Guide names mass e-car adoption potholes
Electrification Coalition speaks mind
Leccy Tech A US-based pro leccy vehicle organisation has recommended that 25 per cent of the country’s new car sales be for battery-electric or plug-in hybrid cars by the year 2020.
The Electrification Coalition – described as a not-for-profit body “committed to promoting policies and actions that will facilitate the deployment of electric vehicles on a mass scale” – also wants leccy cars to account for 90 per cent of all car sales in North America by the year 2030.
Seventy five per cent of all vehicle miles travelled in the US should then be electrically powered by the year 2040, the Electrification Coalition added.
Members of the Coalition include Nissan’s Chairman - Carlos Ghosn, who last week launched the Leaf e-car Stateside. Kevin Czinger of Coda Automotive, FedEx Chairman Frederick Smith and David Vieau of battery manufacturer A123 Systems each also count themselves as Coalition members.
To help achieve its targets, the Electrification Coalition has released an “Electrification Roadmap” that considers many of the challenges facing mass electric vehicle adoption.
Potential potholes supposedly include battery development, the global lithium supply and infrastructure development, the roadmap –which treats all challenges as surmountable, of course - states.

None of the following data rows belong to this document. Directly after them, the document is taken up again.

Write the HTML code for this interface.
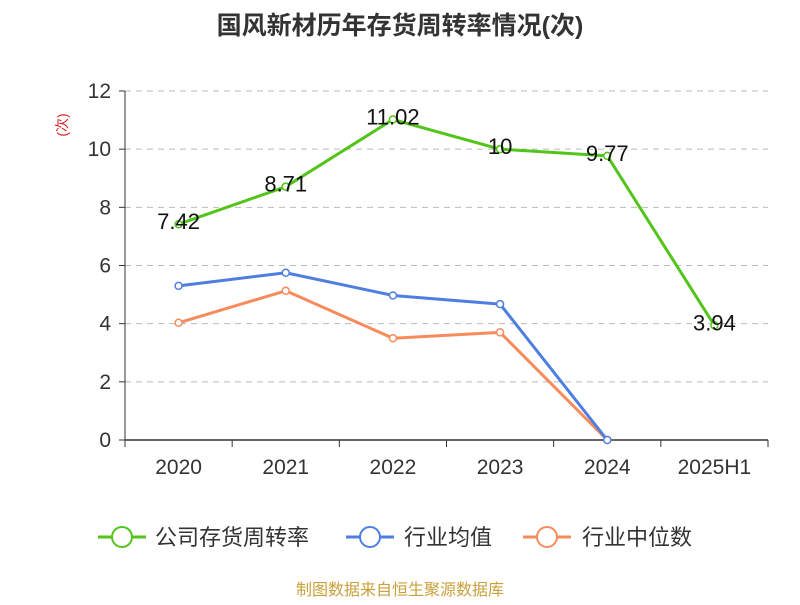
<!DOCTYPE html>
<html><head><meta charset="utf-8"><style>
body{margin:0;background:#fff;font-family:"Liberation Sans","Noto Sans CJK SC",sans-serif;}
</style></head><body>
<svg width="800" height="600" xmlns="http://www.w3.org/2000/svg" font-family="Liberation Sans, Noto Sans CJK SC, sans-serif">
<text x="400" y="34" text-anchor="middle" font-size="25" font-weight="bold" fill="#333">国风新材历年存货周转率情况(次)</text>
<text transform="translate(67,125) rotate(-90)" text-anchor="middle" font-size="14" fill="#d22">(次)</text>
<g id="grid"></g>
<g id="axes"></g>
<g id="series"></g>
<g font-size="22" fill="#333">
 <g><line x1="98" y1="537" x2="146" y2="537" stroke="#52c41a" stroke-width="3"/><circle cx="122" cy="537" r="10" fill="#fff" stroke="#52c41a" stroke-width="2"/><text x="155" y="545">公司存货周转率</text></g>
 <g><line x1="346" y1="537" x2="394" y2="537" stroke="#4e7fe0" stroke-width="3"/><circle cx="370" cy="537" r="10" fill="#fff" stroke="#4e7fe0" stroke-width="2"/><text x="404" y="545">行业均值</text></g>
 <g><line x1="523" y1="537" x2="571" y2="537" stroke="#f78b5b" stroke-width="3"/><circle cx="547" cy="537" r="10" fill="#fff" stroke="#f78b5b" stroke-width="2"/><text x="582" y="545">行业中位数</text></g>
</g>
<text x="400" y="595" text-anchor="middle" font-size="16" fill="#c9a03a">制图数据来自恒生聚源数据库</text>
</svg>
<script>
const categories=["2020","2021","2022","2023","2024","2025H1"];
const companyValues=[7.42,8.71,11.02,10,9.77,3.94];
const companyLabels=["7.42","8.71","11.02","10","9.77","3.94"];
const avgValues=[5.3,5.75,4.97,4.67,0];
const medianValues=[4.03,5.13,3.5,3.7,0];
const yTicks=[0,2,4,6,8,10,12];
const NS="http://www.w3.org/2000/svg";
const x0=125,x1=768,yb=440,yt=91,ymax=12;
const bw=(x1-x0)/categories.length;
const xs=i=>x0+bw*(i+0.5);
const ys=v=>yb-(v/ymax)*(yb-yt);
function mk(tag,attrs,parent,txt){const e=document.createElementNS(NS,tag);for(const k in attrs)e.setAttribute(k,attrs[k]);if(txt!==undefined)e.textContent=txt;parent.appendChild(e);return e;}
const grid=document.getElementById('grid'),axes=document.getElementById('axes'),series=document.getElementById('series');
yTicks.forEach(t=>{
 if(t>0){const g=mk('line',{x1:x0,x2:x1,y1:ys(t),y2:ys(t),stroke:'#bbb','stroke-dasharray':'6,5'},grid);
 
 }
 const tk=mk('line',{x1:x0-6,x2:x0,y1:ys(t),y2:ys(t),stroke:'#333'},axes);
 
 
 const lb=mk('text',{x:x0-14,y:ys(t)+7,'text-anchor':'end','font-size':21,fill:'#333'},axes,String(t));
 
 
});
const ya=mk('line',{x1:x0,x2:x0,y1:yt,y2:yb,stroke:'#333'},axes);


const xa=mk('line',{x1:x0,x2:x1,y1:yb,y2:yb,stroke:'#333','stroke-width':1.5},axes);


for(let i=0;i<=categories.length;i++){const t=mk('line',{x1:x0+bw*i,x2:x0+bw*i,y1:yb,y2:yb+7,stroke:'#333'},axes);
 
 }
categories.forEach((c,i)=>{const t=mk('text',{x:xs(i),y:yb+34,'text-anchor':'middle','font-size':21,fill:'#333'},axes,c);
 
 });
function line(vals,color,name){
 const p=mk('polyline',{points:vals.map((v,i)=>xs(i)+','+ys(v)).join(' '),fill:'none',stroke:color,'stroke-width':3,'stroke-linejoin':'round'},series);
 
 
 vals.forEach((v,i)=>{const c=mk('circle',{cx:xs(i),cy:ys(v),r:3.5,fill:'#fff',stroke:color,'stroke-width':1.5},series);
  
  });
}
line(medianValues,'#f78b5b','industry-median');
line(avgValues,'#4e7fe0','industry-avg');
line(companyValues,'#52c41a','company');
companyValues.forEach((v,i)=>{const t=mk('text',{x:xs(i),y:ys(v)+5,'text-anchor':'middle','font-size':22,fill:'#111'},series,companyLabels[i]);
 
 });
</script>
</body></html>
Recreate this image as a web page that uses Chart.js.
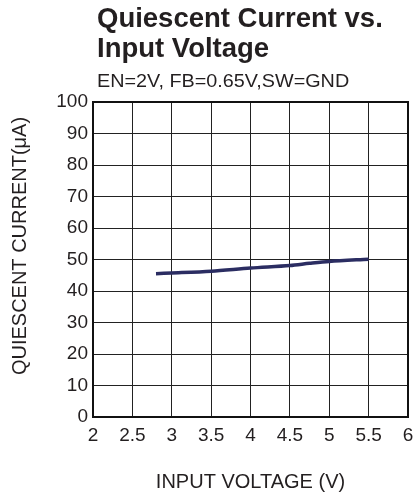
<!DOCTYPE html>
<html>
<head>
<meta charset="utf-8">
<script src="https://cdn.jsdelivr.net/npm/chart.js@4"></script>
<style>
html,body{margin:0;padding:0;background:#fff;}
#wrap{position:relative;width:416px;height:498px;}
canvas{display:block;}
</style>
</head>
<body>
<div id="wrap"><canvas id="c" width="416" height="498"></canvas></div>
<script>
const titleLines = ["Quiescent Current vs.", "Input Voltage"];
const subtitleText = "EN=2V, FB=0.65V,SW=GND";
const xAxisTitle = "INPUT VOLTAGE (V)";
const yAxisTitle = "QUIESCENT CURRENT(\u03bcA)";
const inputVoltage = [2.8, 3.0, 3.5, 4.0, 4.5, 4.75, 5.0, 5.5];
const quiescentCurrent = [45.5, 45.7, 46.3, 47.3, 48.1, 48.8, 49.4, 50.1];

const FONT = '"Liberation Sans", Arial, sans-serif';
const TEXT = '#231f20';

const textPlugin = {
  id: 'texts',
  afterDraw(chart) {
    const ctx = chart.ctx;
    const left = 97;
    ctx.save();
    ctx.fillStyle = TEXT;
    ctx.textAlign = 'left';
    ctx.textBaseline = 'alphabetic';
    ctx.font = 'bold 27.5px ' + FONT;
    ctx.fillText(titleLines[0], left, 27);
    ctx.fillText(titleLines[1], left, 57);
    ctx.save();
    ctx.translate(left, 87);
    ctx.scale(1.1, 1);
    ctx.font = '18px ' + FONT;
    ctx.fillText(subtitleText, 0, 0);
    ctx.restore();
    ctx.save();
    ctx.translate(20, 246);
    ctx.rotate(-Math.PI / 2);
    ctx.textAlign = 'center';
    ctx.textBaseline = 'middle';
    ctx.font = '20px ' + FONT;
    ctx.fillText(yAxisTitle, 0, 0);
    ctx.restore();
    ctx.restore();
  }
};

new Chart(document.getElementById('c'), {
  type: 'line',
  data: {
    datasets: [{
      data: inputVoltage.map((x, i) => ({x: x, y: quiescentCurrent[i]})),
      borderColor: '#2b2d62',
      borderWidth: 3.5,
      pointRadius: 0,
      tension: 0.3,
      fill: false
    }]
  },
  options: {
    responsive: false,
    animation: false,
    devicePixelRatio: 1,
    layout: { padding: { top: 102, right: 8, left: 0, bottom: 0 } },
    plugins: { legend: { display: false }, tooltip: { enabled: false } },
    scales: {
      x: {
        type: 'linear', min: 2, max: 6,
        ticks: { stepSize: 0.5, color: TEXT, padding: 7,
          font: { family: FONT, size: 19 },
          callback: v => String(v) },
        grid: { color: '#222', lineWidth: 1, drawTicks: false },
        border: { color: '#111', width: 2 },
        title: { display: true, text: xAxisTitle, color: TEXT,
          font: { family: FONT, size: 20 },
          padding: { top: 4, bottom: 4 } },
        afterFit(s) { s.height = 81; s.paddingLeft = 0; s.paddingRight = 0; }
      },
      y: {
        min: 0, max: 100,
        ticks: { stepSize: 10, color: TEXT, padding: 5,
          font: { family: FONT, size: 19 } },
        grid: { color: '#222', lineWidth: 1, drawTicks: false },
        border: { color: '#111', width: 2 },
        afterFit(s) { s.width = 93; s.paddingTop = 0; s.paddingBottom = 0; }
      }
    }
  },
  plugins: [textPlugin, {
    id: 'frame',
    afterDatasetsDraw(chart) {
      const {ctx, chartArea: a} = chart;
      ctx.save();
      ctx.strokeStyle = '#111';
      ctx.lineWidth = 2;
      ctx.strokeRect(a.left, a.top, a.right - a.left, a.bottom - a.top);
      ctx.restore();
    }
  }]
});
</script>
</body>
</html>
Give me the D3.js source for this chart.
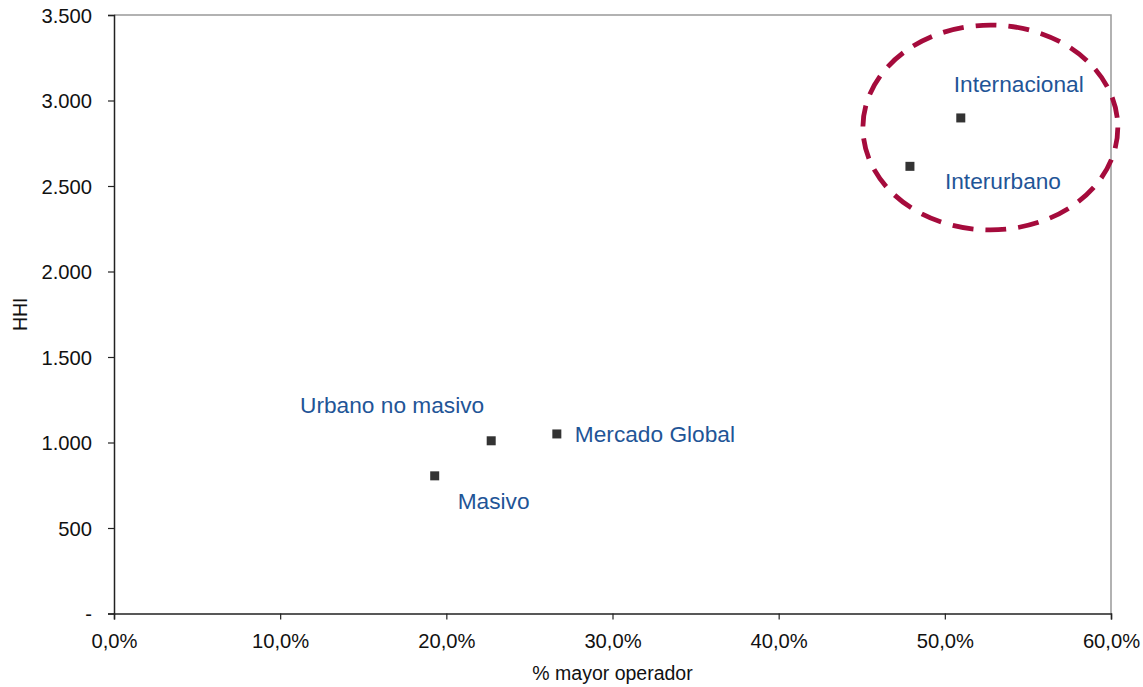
<!DOCTYPE html>
<html>
<head>
<meta charset="utf-8">
<script src="https://cdn.jsdelivr.net/npm/d3@7"></script>
<style>
  html, body { margin: 0; padding: 0; background: #fff; }
  svg { display: block; font-family: "Liberation Sans", Arial, sans-serif; }
</style>
</head>
<body>
<svg id="chart" width="1143" height="687"></svg>
<script>
// Market segments: share of the largest operator vs. HHI
const segments = ["Masivo", "Urbano no masivo", "Mercado Global", "Interurbano", "Internacional"];
const shareLargest = [0.193, 0.227, 0.2665, 0.479, 0.5096];
const hhiValues = [805, 1010, 1050, 2615, 2898];

const xTicks = [0, 0.1, 0.2, 0.3, 0.4, 0.5, 0.6];
const yTicks = [0, 500, 1000, 1500, 2000, 2500, 3000, 3500];

// Label placement relative to each point (dx, dy in px, anchor)
const labelOffsets = [
  { dx: 23, dy: 33, anchor: "start" },
  { dx: -7, dy: -28, anchor: "end" },
  { dx: 18, dy: 8, anchor: "start" },
  { dx: 35, dy: 23, anchor: "start" },
  { dx: -7, dy: -26, anchor: "start" }
];

// Highlight ellipse around the concentrated segments (data units)
const highlight = { cx: 0.5274, cy: 2842, rx: 0.0767, ry: 599 };

const svg = d3.select("#chart");
const margin = { left: 114, top: 15, right: 32, bottom: 73.5 };
const W = 1143, H = 687;

const x = d3.scaleLinear().domain([0, 0.6]).range([margin.left, W - margin.right]);
const y = d3.scaleLinear().domain([0, 3500]).range([H - margin.bottom, margin.top]);

const fmtPct = v => d3.format(".1f")(v * 100).replace(".", ",") + "%";
const fmtNum = v => v === 0 ? "-" : d3.format(",")(v).replace(/,/g, ".");

// Plot frame: grey top/right border
svg.append("path")
  .attr("d", `M${x(0)},${y(3500)} H${x(0.6)} V${y(0)}`)
  .attr("fill", "none")
  .attr("stroke", "#999")
  .attr("stroke-width", 1.5);

// Axes
const xAxis = svg.append("g")
  .attr("transform", `translate(0,${y(0)})`)
  .call(d3.axisBottom(x).tickValues(xTicks).tickFormat(fmtPct).tickSizeOuter(0).tickSize(6).tickPadding(14));

const yAxis = svg.append("g")
  .attr("transform", `translate(${x(0)},0)`)
  .call(d3.axisLeft(y).tickValues(yTicks).tickFormat(fmtNum).tickSizeOuter(0).tickSize(6).tickPadding(16));

[xAxis, yAxis].forEach(g => {
  g.select(".domain").attr("stroke", "#222").attr("stroke-width", 1.5);
  g.selectAll(".tick line").attr("stroke", "#222").attr("stroke-width", 1.2);
  g.selectAll(".tick text")
    .attr("fill", "#111")
    .style("font-size", "20.2px")
    .style("font-family", "'Liberation Sans', Arial, sans-serif");
});
yAxis.selectAll(".tick text").attr("dy", "0.36em");

// Axis titles
svg.append("text")
  .attr("x", (x(0) + x(0.6)) / 2)
  .attr("y", 680)
  .attr("text-anchor", "middle")
  .attr("fill", "#111")
  .style("font-size", "19.5px")
  .text("% mayor operador");

svg.append("text")
  .attr("transform", `translate(27,${(y(0) + y(3500)) / 2}) rotate(-90)`)
  .attr("text-anchor", "middle")
  .attr("fill", "#111")
  .style("font-size", "19.5px")
  .text("HHI");

// Highlight ellipse
svg.append("ellipse")
  .attr("cx", x(highlight.cx))
  .attr("cy", y(highlight.cy))
  .attr("rx", x(highlight.cx + highlight.rx) - x(highlight.cx))
  .attr("ry", y(highlight.cy) - y(highlight.cy + highlight.ry))
  .attr("fill", "none")
  .attr("stroke", "#A50B3C")
  .attr("stroke-width", 4.8)
  .attr("stroke-dasharray", "21 12");

// Points
const data = segments.map((s, i) => ({ name: s, share: shareLargest[i], hhi: hhiValues[i], off: labelOffsets[i] }));

svg.append("g").selectAll("rect")
  .data(data)
  .join("rect")
  .attr("x", d => x(d.share) - 4.5)
  .attr("y", d => y(d.hhi) - 4.5)
  .attr("width", 9)
  .attr("height", 9)
  .attr("fill", "#333");

// Labels
svg.append("g").selectAll("text")
  .data(data)
  .join("text")
  .attr("x", d => x(d.share) + d.off.dx)
  .attr("y", d => y(d.hhi) + d.off.dy)
  .attr("text-anchor", d => d.off.anchor)
  .attr("fill", "#1F5597")
  .style("font-size", "22.7px")
  .text(d => d.name);
</script>
</body>
</html>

One area the roadmap doesn't touch on, though, is the issue of carbon dioxide emissions – the inevitable result of generating all that electricity used to power expanding numbers of leccy cars.
The Electrification Coalition’s roadmap can be read in full online. ®
Nice use of words...
Hmm.. What stands out there is the word "Coal". Yup, you're gonna need a hellova lot of that style of resource to charge up those babies..
"I say, let 'em crash.."
The key advantage of electric vehicles is the decoupling of the power generation from the point of use. A petrol engine can only be powered by petrol. An electric motor can be powered by electricity generated using whatever you wish. THAT is the key advantage of electric vehicles.
Initially, such vehicles will probably use batteries of some sort. Hydrogen fuel cells, should they become viable, can trivially be designed as drop-in replacements for existing batteries. If some other magic wonder-storage medium pops up, we can drop that into the battery slot instead.
You don't get that flexibility with diesel or petrol vehicles.
Forget about hydrogen. Hydrogen-fuelled vehicles are science fiction, with an emphasis on fiction.
Mass for mass, hydrogen contains a fair amount of energy. But storing hydrogen in a tank is a nightmare. To store a decent quantity of hydrogen, it must be stored under very high pressure which means extremely heavy tanks i.e. the tank will be many times heavier than the fuel it stores. Also, pressurized hydrogen has the nasty habit to diffuse through any material suitable for building tanks. Leave a filled up hydrogen tank sitting for a week and half its contents will be gone.
Cryogenic storage is an option, but is complicated and expensive.
Bottom line is that building an extended hydrogen fuel infrastructure will be costly and inefficient, and this will be a major hurdle for its adoption as a widely used fuel.